Juris testified that the rehabilitation is crucial.

“In water circles, we talk about paper water, the tribe’s water rights as described in the compact, versus wet water, the tribe’s ability to actually put the water to use on their fields and in their homes,” she said. “… This bill transforms paper water into wet water, and, quite frankly, without it, significant portions of the tribe’s water rights will remain on paper.”

Wide-ranging support

Stiffarm said it has been a long road getting to where the bill is at today, and took many difficult decisions.
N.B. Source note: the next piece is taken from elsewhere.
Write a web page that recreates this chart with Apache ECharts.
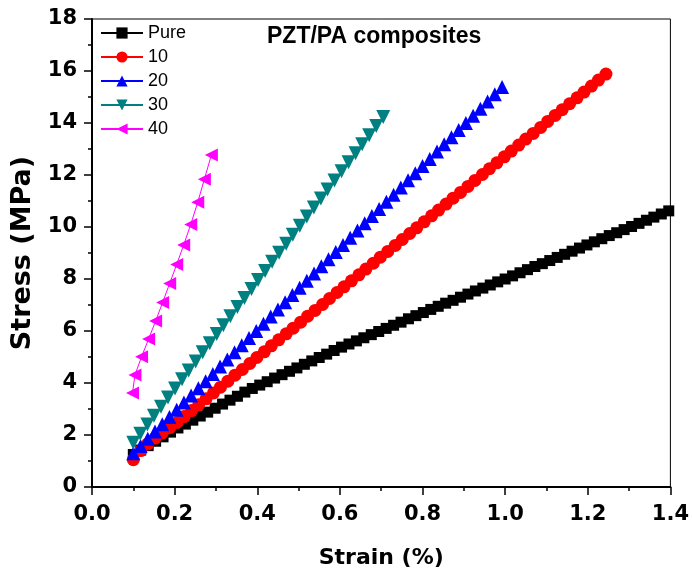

He thanked Daines and Tester and all who have worked on the compact, noting that his predecessor, former Fort Belknap President Andrew Werk, worked very hard on getting the compact where it is today.

“A lot of the things we wanted in this bill are not in here, but we’re willing to do that to provide this water for our community members, for our elders, our children,” he said.

Stiffarm said that Fort Belknap has a high rate of suicide — including that of his own son — and a lot of that is because people in the Fort Belknap Indian Community don’t always have necessities that people in places like Washington might take for granted, things like water and homes.

“What this bill is going to provide for our people is hope,” he said, “something to fight for, something to stand for.”

Stiffarm testified that the bill would provide water for residents and agriculture on both ends of the reservation, from the Milk River on the north and from the Missouri River on the south, near Hays and Lodge Pole where people still lack water due to the contamination from the Zortman-Landusky mines abandoned by the Pegasus Gold Corp.

“You know, back home, we got two or three generations living in one home, and with some of the money that we’re going to use and be able to dig some wells and build homes further out from the communities and, like I said, provide better clean drinking water and irrigation systems for farmers and ranchers up and down Hi-Line, and, it’s going to, like I said, provide hope where there was no hope before.”